Print, exactly and with both ends included, the lines below that run from the one containing "Write the matplotlib code for this chart." to the one containing "radii = [30, 55, 80]". Pictures are omitted.

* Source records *
>> start

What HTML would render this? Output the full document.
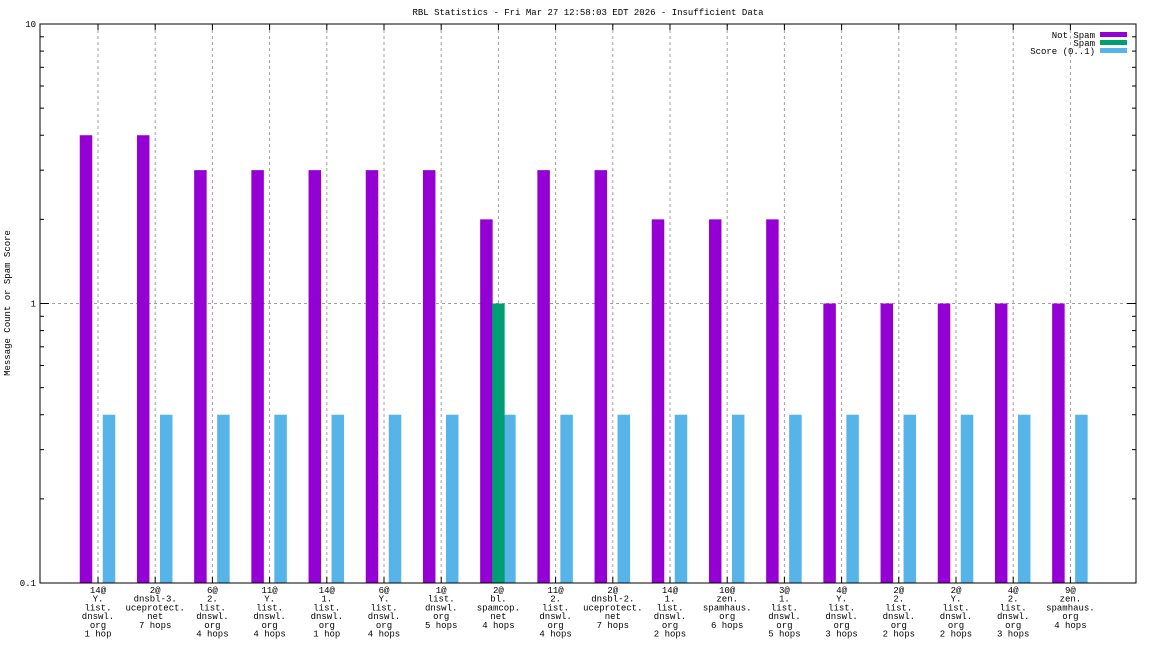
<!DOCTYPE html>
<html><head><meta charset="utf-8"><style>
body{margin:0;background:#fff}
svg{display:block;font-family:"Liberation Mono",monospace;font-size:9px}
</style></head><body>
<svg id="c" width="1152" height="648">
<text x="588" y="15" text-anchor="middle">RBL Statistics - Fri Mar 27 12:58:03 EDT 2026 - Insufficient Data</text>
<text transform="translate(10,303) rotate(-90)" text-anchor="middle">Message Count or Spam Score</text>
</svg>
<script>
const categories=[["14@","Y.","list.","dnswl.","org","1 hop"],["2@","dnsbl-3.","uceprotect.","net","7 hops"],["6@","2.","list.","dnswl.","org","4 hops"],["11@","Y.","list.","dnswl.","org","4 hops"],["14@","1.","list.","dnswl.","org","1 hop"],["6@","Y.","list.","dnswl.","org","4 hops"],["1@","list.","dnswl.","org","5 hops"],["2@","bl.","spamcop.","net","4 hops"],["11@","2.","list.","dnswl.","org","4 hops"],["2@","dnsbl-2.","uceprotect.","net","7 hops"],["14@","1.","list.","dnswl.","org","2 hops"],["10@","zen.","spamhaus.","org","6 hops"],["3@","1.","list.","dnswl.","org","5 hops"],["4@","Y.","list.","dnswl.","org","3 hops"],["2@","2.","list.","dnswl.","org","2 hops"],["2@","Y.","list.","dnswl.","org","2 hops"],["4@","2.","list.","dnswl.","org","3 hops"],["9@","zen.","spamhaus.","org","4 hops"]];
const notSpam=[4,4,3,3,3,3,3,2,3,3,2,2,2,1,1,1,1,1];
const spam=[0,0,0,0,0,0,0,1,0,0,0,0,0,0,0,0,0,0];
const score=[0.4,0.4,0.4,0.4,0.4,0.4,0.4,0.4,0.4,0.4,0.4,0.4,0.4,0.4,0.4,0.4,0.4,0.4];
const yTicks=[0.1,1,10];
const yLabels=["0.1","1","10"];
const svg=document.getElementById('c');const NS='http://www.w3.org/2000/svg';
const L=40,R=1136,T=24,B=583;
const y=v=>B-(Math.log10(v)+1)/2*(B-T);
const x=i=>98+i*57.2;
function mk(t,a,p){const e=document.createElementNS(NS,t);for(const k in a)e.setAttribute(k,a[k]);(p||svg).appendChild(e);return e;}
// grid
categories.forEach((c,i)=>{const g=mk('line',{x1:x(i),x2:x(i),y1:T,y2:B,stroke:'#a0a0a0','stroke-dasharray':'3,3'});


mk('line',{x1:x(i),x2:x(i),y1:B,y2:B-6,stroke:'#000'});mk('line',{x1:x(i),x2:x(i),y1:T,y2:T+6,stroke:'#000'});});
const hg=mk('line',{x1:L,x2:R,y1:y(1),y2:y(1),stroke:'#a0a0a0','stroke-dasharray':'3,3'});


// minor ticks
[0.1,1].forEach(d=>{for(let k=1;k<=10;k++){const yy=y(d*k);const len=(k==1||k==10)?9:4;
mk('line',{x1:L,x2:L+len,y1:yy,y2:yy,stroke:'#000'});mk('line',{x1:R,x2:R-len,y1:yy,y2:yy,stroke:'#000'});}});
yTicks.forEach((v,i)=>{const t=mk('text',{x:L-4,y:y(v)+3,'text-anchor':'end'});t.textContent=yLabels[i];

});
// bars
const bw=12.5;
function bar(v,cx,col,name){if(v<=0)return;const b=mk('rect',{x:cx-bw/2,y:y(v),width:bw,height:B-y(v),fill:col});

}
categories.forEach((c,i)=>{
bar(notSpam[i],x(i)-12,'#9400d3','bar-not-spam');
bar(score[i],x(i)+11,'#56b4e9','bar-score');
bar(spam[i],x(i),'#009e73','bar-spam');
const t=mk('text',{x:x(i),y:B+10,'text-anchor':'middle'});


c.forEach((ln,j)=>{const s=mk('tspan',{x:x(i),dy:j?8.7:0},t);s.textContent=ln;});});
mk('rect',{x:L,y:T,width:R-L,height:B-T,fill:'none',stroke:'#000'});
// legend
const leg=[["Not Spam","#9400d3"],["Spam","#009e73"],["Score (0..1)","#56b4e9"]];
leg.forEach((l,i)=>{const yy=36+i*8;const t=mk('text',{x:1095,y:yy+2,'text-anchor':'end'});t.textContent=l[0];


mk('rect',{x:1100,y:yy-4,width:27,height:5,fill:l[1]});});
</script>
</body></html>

>> end
>> start

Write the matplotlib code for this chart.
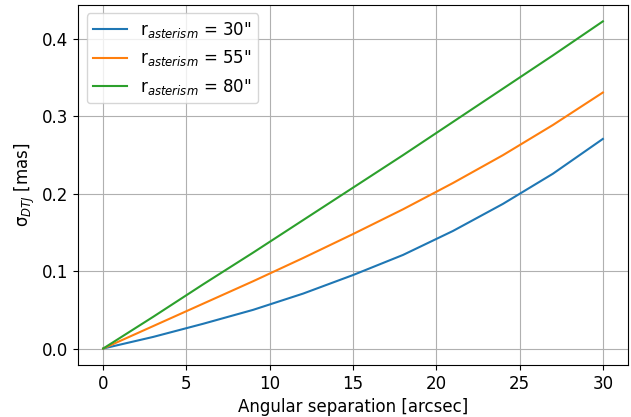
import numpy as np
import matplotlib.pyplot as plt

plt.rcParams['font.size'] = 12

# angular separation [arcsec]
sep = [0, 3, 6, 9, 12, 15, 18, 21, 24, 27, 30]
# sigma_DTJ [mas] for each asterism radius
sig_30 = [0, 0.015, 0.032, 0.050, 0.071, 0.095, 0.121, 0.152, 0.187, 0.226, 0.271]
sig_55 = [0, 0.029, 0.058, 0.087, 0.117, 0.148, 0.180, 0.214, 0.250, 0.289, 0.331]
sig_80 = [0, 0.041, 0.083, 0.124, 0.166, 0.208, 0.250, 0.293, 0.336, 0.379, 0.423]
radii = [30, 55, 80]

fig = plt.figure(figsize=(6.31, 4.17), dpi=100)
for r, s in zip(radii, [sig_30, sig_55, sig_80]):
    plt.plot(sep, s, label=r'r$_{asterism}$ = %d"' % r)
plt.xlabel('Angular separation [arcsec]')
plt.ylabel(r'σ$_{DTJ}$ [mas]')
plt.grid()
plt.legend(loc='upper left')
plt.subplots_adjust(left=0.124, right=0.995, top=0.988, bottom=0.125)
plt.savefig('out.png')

>> end
>> start

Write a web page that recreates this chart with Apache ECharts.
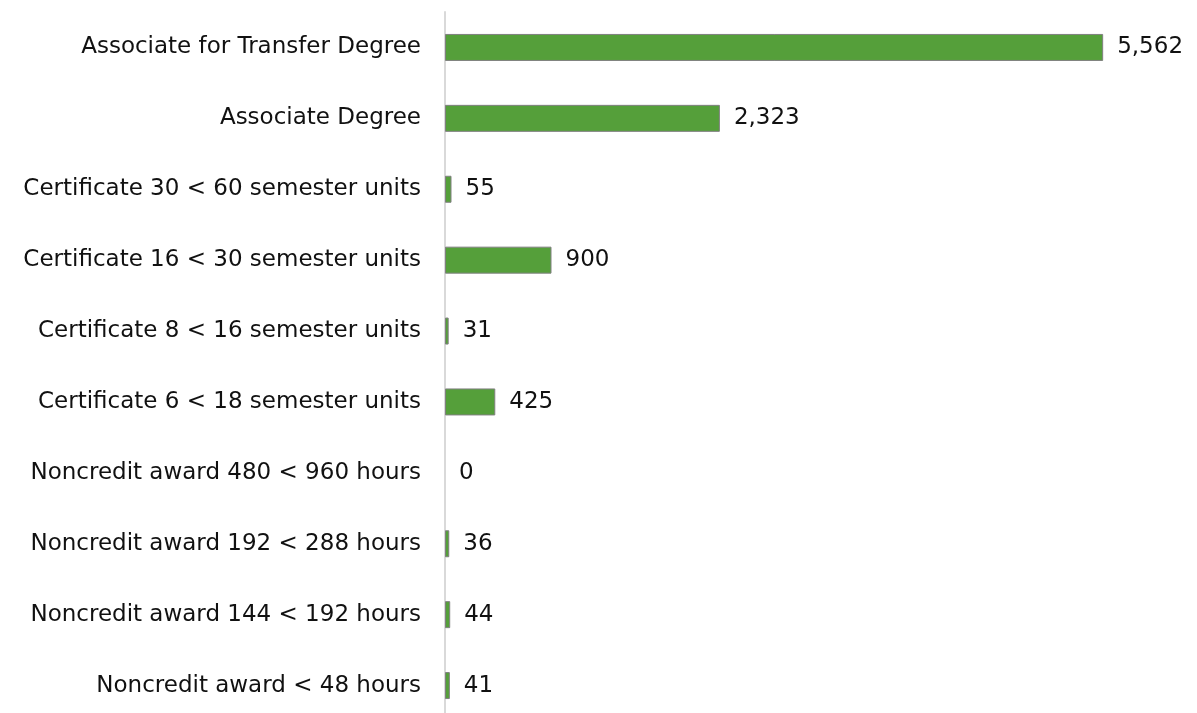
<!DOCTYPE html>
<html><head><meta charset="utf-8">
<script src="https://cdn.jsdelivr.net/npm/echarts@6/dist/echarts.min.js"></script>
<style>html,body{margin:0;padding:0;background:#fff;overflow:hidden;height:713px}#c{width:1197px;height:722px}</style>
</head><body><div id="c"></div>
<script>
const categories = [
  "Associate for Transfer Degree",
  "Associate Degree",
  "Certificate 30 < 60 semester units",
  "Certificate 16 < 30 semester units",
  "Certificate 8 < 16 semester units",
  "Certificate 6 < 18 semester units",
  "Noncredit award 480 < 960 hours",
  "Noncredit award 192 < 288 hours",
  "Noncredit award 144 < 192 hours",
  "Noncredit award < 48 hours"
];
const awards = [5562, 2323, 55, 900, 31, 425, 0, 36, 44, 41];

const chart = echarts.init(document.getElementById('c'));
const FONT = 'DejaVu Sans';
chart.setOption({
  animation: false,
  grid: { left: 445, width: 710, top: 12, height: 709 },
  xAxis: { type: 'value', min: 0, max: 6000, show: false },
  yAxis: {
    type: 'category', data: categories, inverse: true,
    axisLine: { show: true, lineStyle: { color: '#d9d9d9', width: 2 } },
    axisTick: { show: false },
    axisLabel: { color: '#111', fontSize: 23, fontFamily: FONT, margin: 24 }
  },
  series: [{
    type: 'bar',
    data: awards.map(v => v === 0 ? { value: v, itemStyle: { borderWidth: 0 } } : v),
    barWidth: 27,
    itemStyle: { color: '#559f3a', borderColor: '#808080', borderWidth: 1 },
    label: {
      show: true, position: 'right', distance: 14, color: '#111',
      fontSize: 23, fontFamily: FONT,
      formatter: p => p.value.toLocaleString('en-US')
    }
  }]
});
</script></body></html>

>> end

* Reply *
Write the matplotlib code for this chart.
import numpy as np
import matplotlib.pyplot as plt

plt.rcParams['font.size'] = 12

# angular separation [arcsec]
sep = [0, 3, 6, 9, 12, 15, 18, 21, 24, 27, 30]
# sigma_DTJ [mas] for each asterism radius
sig_30 = [0, 0.015, 0.032, 0.050, 0.071, 0.095, 0.121, 0.152, 0.187, 0.226, 0.271]
sig_55 = [0, 0.029, 0.058, 0.087, 0.117, 0.148, 0.180, 0.214, 0.250, 0.289, 0.331]
sig_80 = [0, 0.041, 0.083, 0.124, 0.166, 0.208, 0.250, 0.293, 0.336, 0.379, 0.423]
radii = [30, 55, 80]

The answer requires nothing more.